The variants (SNPs/indels) are loaded from VCF files, so the data retain the original VCF file names. Listing the VCF files can be extended to listing the samples from the corresponding files. The command 'list variant' will show the list of VCF files and will ask to select one of them to display its samples. 

PS> list variant
[##]  VcfId  MapSetId  RunId  Version  Original path
----------------------------------------------------------------------------------------------------------------------------------
[0]   13     2         1049   2        /HDD4Gb/bio/data/rice/ordered_rice3K.vcf.gz
[1]   14     17        1050   2        /HDD4Gb/bio/data/sorghum/Sbicolor_Patterson_454.vcf.gz
[2]   16     10        1062   2        /HDD4Gb/bio/data/human/vcf/ALL.chr6.shapeit2_integrated_v1a.GRCh38.20181129.phased.vcf.gz
[3]   18     195       1366   10       /data/e/data/wheat/SNPs_lifted_final2_sorted_v1.vcf.gz/SNPs_lifted_final2_sorted_v1.vcf

Select [lineNo] corresponding to the VCF to list:

You can overwrite this extension by using the forceMode flag (-f), which will skip listing the samples and return to the command line.
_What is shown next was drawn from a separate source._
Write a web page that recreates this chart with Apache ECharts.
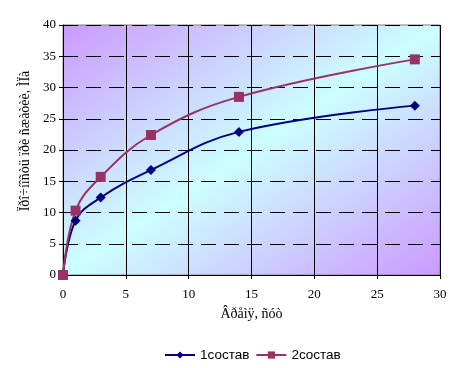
<!DOCTYPE html>
<html><head><meta charset="utf-8">
<script src="https://cdn.jsdelivr.net/npm/echarts@6/dist/echarts.min.js"></script>
<style>html,body{margin:0;padding:0;background:#fff}#c{width:462px;height:368px}</style>
</head><body><div id="c"></div>
<script>
const days = [0, 1, 3, 7, 14, 28];
const series1 = [0, 8.7, 12.4, 16.8, 22.9, 27.1];
const series2 = [0, 10.3, 15.7, 22.4, 28.5, 34.5];
const seriesNames = ['1состав', '2состав'];
const xTitle = 'Âðåìÿ, ñóò';
const yTitle = 'Ïðî÷íîñòü ïðè ñæàòèè, ÌÏà';

const chart = echarts.init(document.getElementById('c'));
const toPairs = (ys) => days.map((d, i) => [d, ys[i]]);
const G = {left: 63, top: 25, width: 377, height: 250};
// diagonal gradient whose isolines run parallel to the bottom-left/top-right diagonal
const L = Math.hypot(G.width, G.height);
const proj = (2 * G.width * G.height) / L;
const ux = G.height / L, uy = G.width / L;
chart.setOption({
  animation: false,
  grid: {
    left: G.left, top: G.top, width: G.width, height: G.height, show: true,
    borderColor: '#808080', borderWidth: 1,
    backgroundColor: new echarts.graphic.LinearGradient(
      G.left, G.top, G.left + proj * ux, G.top + proj * uy, [
      {offset: 0, color: '#cc99ff'},
      {offset: 0.5, color: '#ccffff'},
      {offset: 1, color: '#cc99ff'}
    ], true)
  },
  xAxis: {
    type: 'value', min: 0, max: 30, interval: 5,
    name: xTitle, nameLocation: 'middle', nameGap: 32,
    nameTextStyle: {fontFamily: 'Liberation Serif', fontSize: 14, color: '#000'},
    axisLine: {show: true, lineStyle: {color: '#000'}},
    axisTick: {show: true, length: 4, lineStyle: {color: '#000'}},
    axisLabel: {fontFamily: 'Liberation Serif', fontSize: 13, color: '#000', margin: 13},
    splitLine: {show: true, lineStyle: {color: '#000', type: 'solid', width: 1}}
  },
  yAxis: {
    type: 'value', min: 0, max: 40, interval: 5,
    name: yTitle, nameLocation: 'middle', nameGap: 15,
    nameTextStyle: {fontFamily: 'Liberation Serif', fontSize: 14, color: '#000', padding: [0, 0, 0, 18]},
    axisLine: {show: true, lineStyle: {color: '#000'}},
    axisTick: {show: true, length: 4, lineStyle: {color: '#000'}},
    axisLabel: {fontFamily: 'Liberation Serif', fontSize: 13, color: '#000', margin: 7},
    splitLine: {show: true, lineStyle: {color: '#000', type: [15, 8], width: 1}}
  },
  legend: {
    top: 343, left: 159, itemWidth: 30, itemHeight: 9, itemGap: 6,
    textStyle: {fontFamily: 'Liberation Sans', fontSize: 13.5, color: '#000'},
    data: seriesNames
  },
  series: [
    {
      name: seriesNames[0], type: 'line', data: toPairs(series1), smooth: 0.4,
      symbol: 'diamond', symbolSize: 10,
      itemStyle: {color: '#000080'}, lineStyle: {color: '#000080', width: 2}
    },
    {
      name: seriesNames[1], type: 'line', data: toPairs(series2), smooth: 0.4,
      symbol: 'rect', symbolSize: 10,
      itemStyle: {color: '#993366'}, lineStyle: {color: '#993366', width: 2}
    }
  ]
});
</script></body></html>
When listing variants, pay attention to the column with VcfIds. You can use VcfId in the command for deleting the variants, for example:

PS> delete variant 18 -f

The command with the fourceMode flag (-f) will skip interactive steps, such as selecting a VCF from a list or confirming the deletion, and will return to the prompt after deleting the corresponding data. This allows inclusion of such commands into automated scripts.